I'm trying to decide between two GPUs: the Sapphire Nitro 9070 XT and the MSI VENTUS 3X OC 5070 Ti. The prices are quite close, with the 5070 Ti being just 20 EUR more than the Sapphire. I mostly game and am looking at titles like Oblivion Remastered, Cyberpunk, GTA VI, and The Witcher 4, but I don't play strategy or competitive games. I also haven't tried DLSS or MFG yet, but I've heard good things about them. From what I've gathered, the Sapphire seems to have great engineering, whereas the MSI runs hot and loud. Considering all these factors, and the fact that the 9070 XT generally performs better in pure raster tasks and has some driver issues with Nvidia, which one would you pick and why?
5 Answers
If performance for the price is your main metric, then the Ventus 5070 Ti is definitely the way to go. But have you looked at the cheapest RX 9070 XT?

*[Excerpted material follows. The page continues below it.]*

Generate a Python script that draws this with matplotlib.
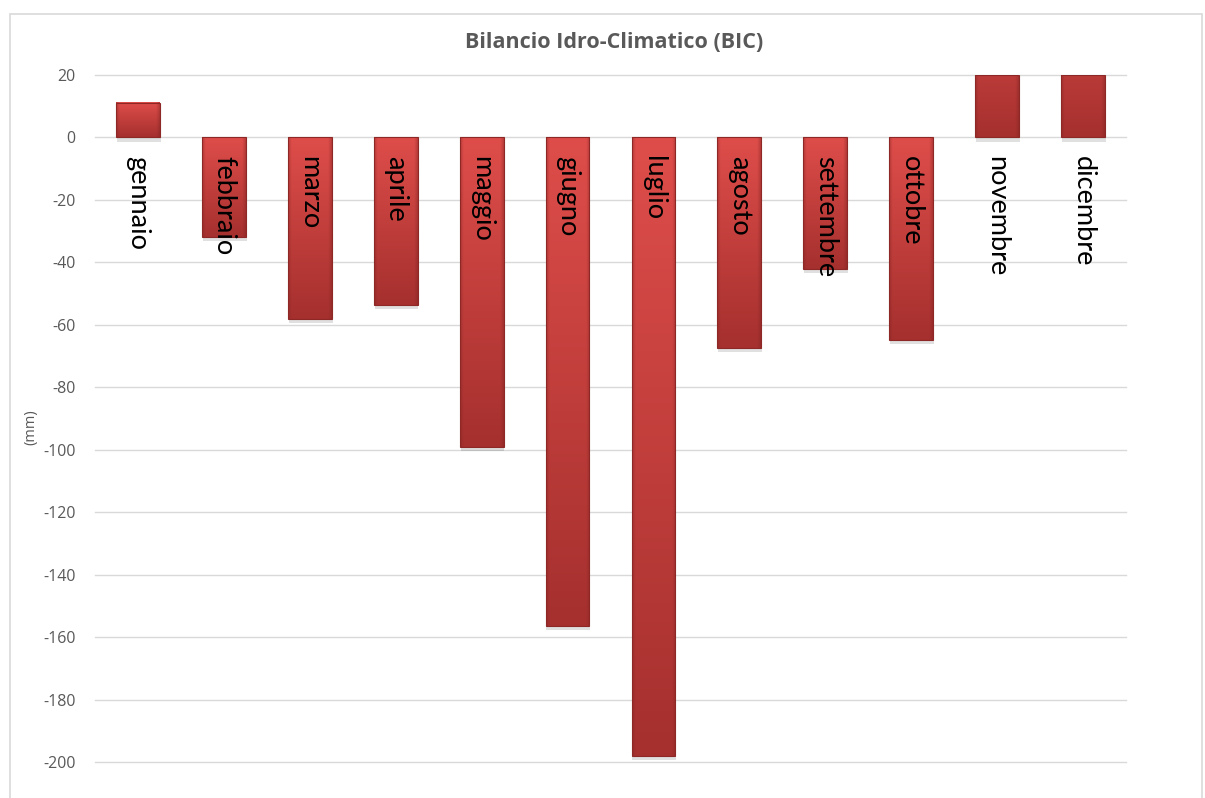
import matplotlib.pyplot as plt
import numpy as np
from matplotlib.colors import to_rgb
from matplotlib.patches import Rectangle

mesi = ['gennaio', 'febbraio', 'marzo', 'aprile', 'maggio', 'giugno',
        'luglio', 'agosto', 'settembre', 'ottobre', 'novembre', 'dicembre']
bic = [11, -32, -58, -53.5, -99, -156.5, -198, -67.5, -42, -65, 52, 55]

y_ticks = list(range(-200, 21, 20))
y_min, y_max = -200, 20

fig = plt.figure(figsize=(12.05, 7.98), dpi=100)
fig.patches.append(Rectangle((10 / 1205, -0.05), 1192 / 1205, 1.05 - 14 / 798,
                             transform=fig.transFigure, fill=False,
                             edgecolor='#D9D9D9', linewidth=1.2))

ax = fig.add_axes([95 / 1205, 1 - 762 / 798, (1126 - 95) / 1205, (762 - 75) / 798])
for s in ax.spines.values():
    s.set_visible(False)
ax.set_yticks(y_ticks)
ax.set_yticklabels([str(t) for t in y_ticks], fontsize=11.5, color='#595959',
                   family='Open Sans')
ax.tick_params(axis='y', length=0, pad=14)
ax.set_xticks([])
ax.yaxis.grid(True, color='#D9D9D9', linewidth=1)
for gl in ax.get_ygridlines():
    gl.set_clip_on(False)
ax.set_axisbelow(True)

light = np.array(to_rgb('#DE4D4A'))
dark = np.array(to_rgb('#A5302E'))
edge = np.array(to_rgb('#7A2220'))

w = 0.51
for i, v in enumerate(bic):
    lo, hi = min(0, v), max(0, v)
    top = min(hi, y_max)
    # drop shadow
    ax.add_patch(Rectangle((i - w / 2 + 0.01, lo - 1.3), w, top - lo,
                           facecolor='#000000', alpha=0.12, edgecolor='none', zorder=2))
    # gradient over the whole bar length, only the visible part is drawn
    ny, nx = 120, 40
    yy = np.linspace(top, lo, ny)
    t = ((hi - yy) / (hi - lo))[:, None, None]
    img = light * (1 - t) + dark * t
    xs = np.linspace(-1, 1, nx)
    side = np.clip((np.abs(xs) - 0.85) / 0.15, 0, 1)[None, :, None]
    img = img * (1 - 0.35 * side) + edge * 0.35 * side
    ax.imshow(img, extent=(i - w / 2, i + w / 2, lo, top), aspect='auto',
              origin='upper', zorder=3, interpolation='bilinear')
    ax.add_patch(Rectangle((i - w / 2, lo), w, top - lo, facecolor='none',
                           edgecolor='#8E2826', linewidth=0.8, zorder=4))
    # category label along the zero line
    ax.annotate(mesi[i], xy=(i, 0), xytext=(0, -13), textcoords='offset points',
                rotation=270, ha='center', va='top', fontsize=19.5,
                family='Lato', color='black', zorder=5)

ax.set_xlim(-0.5, len(mesi) - 0.5)
ax.set_ylim(y_min, y_max)

fig.text(614 / 1205, 1 - 43 / 798, 'Bilancio Idro-Climatico (BIC)', ha='center',
         va='center', fontsize=15.5, fontweight='bold', color='#595959',
         family='Open Sans')
fig.text(31 / 1205, 1 - 427 / 798, '(mm)', ha='center', va='center', rotation=90,
         fontsize=10.5, color='#595959', family='Open Sans')

fig.savefig('out.png', dpi=100)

At this stage, you could literally just flip a coin and still end up with a great choice. It's that close!
Honestly, I'd pick the better performance GPU over a cooler, especially for just a slight price difference. You can actually undervolt the GPUs to make up for the cooler issues—it usually works out fine. The 5070 Ti is approximately 5% faster than the 9070 XT in most cases.
Thanks for that info! I was even thinking about swapping out the cooler later!
The 5070 Ti generally offers better performance when it comes to rasterization, plus you get DLSS and improved ray tracing features. That's a win if you're into those things.
I'd go for the 5070 Ti, especially with the close pricing. It supports DLSS in more games, which is a huge benefit, plus it offers better ray tracing capabilities with MFG. Nvidia's driver issues will get sorted in time; just look at how AMD had its issues a while back and sorted them out too. Just my two cents!
But AMD is having driver issues right now too! My experience with the 9070 XT hasn’t been great because of some messy launch drivers.
Yeah, but it's just under 100 EUR cheaper than the 5070 Ti. I'd rather spend a bit more for a solid design.